И снова письмо. Сестре Варе. «Идет большая борьба за существование. Работать приходится не просто, а с остервенением, с утра до вечера, и так каждый без перерыва день. На казенной службе платят туго и с опозданием, и поэтому дальше одним таким местом жить нельзя. Я мечусь по Москве исключительно по газетным делам и получаю жалованье 45 миллионов. Это совсем мало. В Москве считают только на сотни тысяч и миллионы. Черный хлеб стоит 4600 руб., белый 14 000, к вечеру дорожает. Сегодня купил себе на рынке английские ботинки желтые за 4 с половиной лимона. Страшно спешил, так как через неделю они будут стоить 10.

Сейчас узнал — ботинки не английские, а американские и на картонной подошве. Почему пролетариат уничтожил приличные ботинки? Маркс нигде не утверждал, что на ногах нужно всякую сволочь носить.

Самое страшное — квартирный вопрос. Всех уплотняют, деля даже комнаты — идет массовое подселение. Теплая компания нашего жилищного кооператива заседает в комнате налево от ворот. Самогоном и песнями несет оттуда круглосуточно. Грозят нас с Таськой выкинуть. Прочее неописуемо. При всем этом, я одержим писанием, в нем чувствую свою силу».

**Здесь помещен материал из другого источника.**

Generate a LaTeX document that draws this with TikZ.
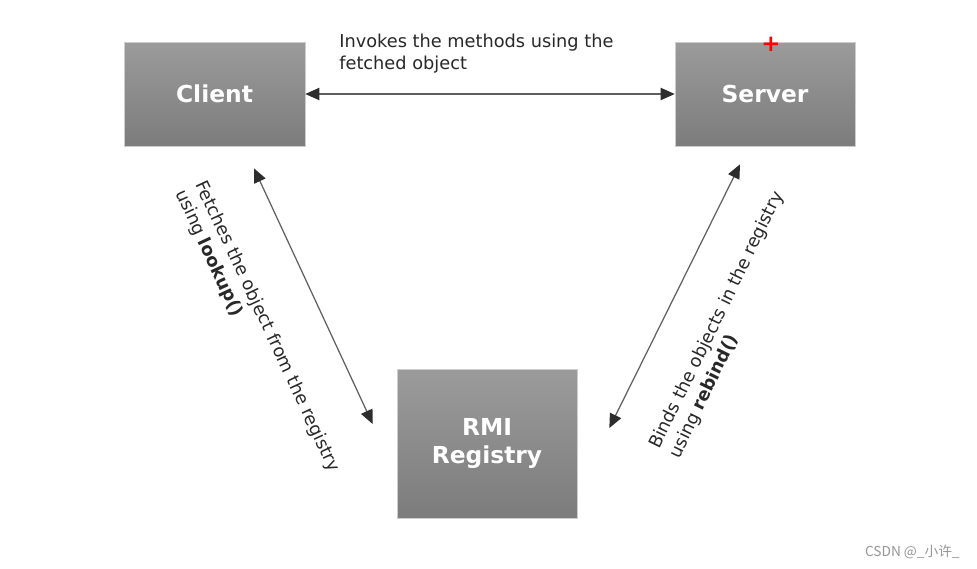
\documentclass[tikz,border=0pt]{standalone}
\usepackage{fontspec}
\setmainfont{DejaVu Sans}
\newfontfamily\cjk{Noto Sans CJK SC}
\usetikzlibrary{arrows.meta,calc}
\definecolor{boxtop}{RGB}{155,155,155}
\definecolor{boxbot}{RGB}{124,124,124}
\definecolor{boxline}{RGB}{205,205,205}
\definecolor{lnk}{RGB}{95,95,95}
\definecolor{tip}{RGB}{45,45,45}
\definecolor{txt}{RGB}{40,40,40}
\definecolor{wm}{RGB}{150,150,150}
\tikzset{
  box/.style={draw=boxline, line width=0.4pt, top color=boxtop, bottom color=boxbot,
    text=white, font=\fontsize{13.3}{16}\selectfont\bfseries, align=center, inner sep=0pt},
  link/.style={draw=lnk, line width=0.7pt,
    {Triangle[length=8pt,width=7pt,color=tip]}-{Triangle[length=8pt,width=7pt,color=tip]}},
  lbl/.style={text=txt, font=\fontsize{10.1}{12.4}\selectfont, align=left, inner sep=0pt}
}
\begin{document}
\begin{tikzpicture}[x=0.02cm,y=-0.02cm]
\useasboundingbox[fill=white] (0,0) rectangle (977,568);
\node[box, minimum width=3.62cm, minimum height=2.08cm] (client) at (214.5,94) {Client};
\node[box, minimum width=3.6cm, minimum height=2.08cm] (server) at (765,94) {Server};
\node[box, minimum width=3.6cm, minimum height=2.98cm] (reg) at (487,443.5) {RMI\\Registry};
\node[text=red, font=\fontsize{13}{13}\selectfont\bfseries, inner sep=0pt] (plus) at (771,44) {+};

\coordinate (la) at ($(client.south)+(39.5,22)$);
\coordinate (lb) at ($(reg.west)+(-24,-19.5)$);
\coordinate (ra) at ($(server.south)+(-25,18)$);
\coordinate (rb) at ($(reg.east)+(32,-15.5)$);

\draw[link] (client.east) -- (server.west);
\draw[link] (la) -- (lb);
\draw[link] (ra) -- (rb);

\node[lbl, anchor=north west] (top) at (339,34) {Invokes the methods using the\\fetched object};
\node[lbl, rotate=-65] (left) at (257,331) {Fetches the object from the registry\\using \textbf{lookup()}};
\node[lbl, rotate=64] (right) at (727,325) {Binds the objects in the registry\\using \textbf{rebind()}};

\node[text=wm, font=\cjk\fontsize{7.8}{10}\selectfont, anchor=east, inner sep=0pt] (wmark) at (960,552) {CSDN @\_小许\_};
\end{tikzpicture}
\end{document}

Раздвоенность мучает Булгакова, а может быть, и спасает. В нем как бы уживаются, часто конфликтуя, два человека. Один — насквозь продуваемый в своем пальтеце, замученный отвращением к убогому быту — керосинкам, пьянству, клопам, грязным дешевым баням — ко всему пролетарскому коммунальному, нищенскому бытию. Другой — углубленный в себя, умудренный пережитым, стойкий Алеша Турбин — умница, патриот, честная душа, не знающая сомнений и трусости. Он же еще оптимист-фельетонист, шагающий сквозь житейскую бурю с легкой усмешкой, неколебимой верой в свои силы.

Но оба они — честны, язвительны и непоправимо одиноки.

Одиночество — истинное ощущение Булгакова, живущего заботами жены. Всей своей человеческой и писательской сутью он стремился не только к признанию, но и к женской влюбленности. В жертвенной, преданной Тасе ни женщину, ни литературного единомышленника тридцатилетний Булгаков не видел.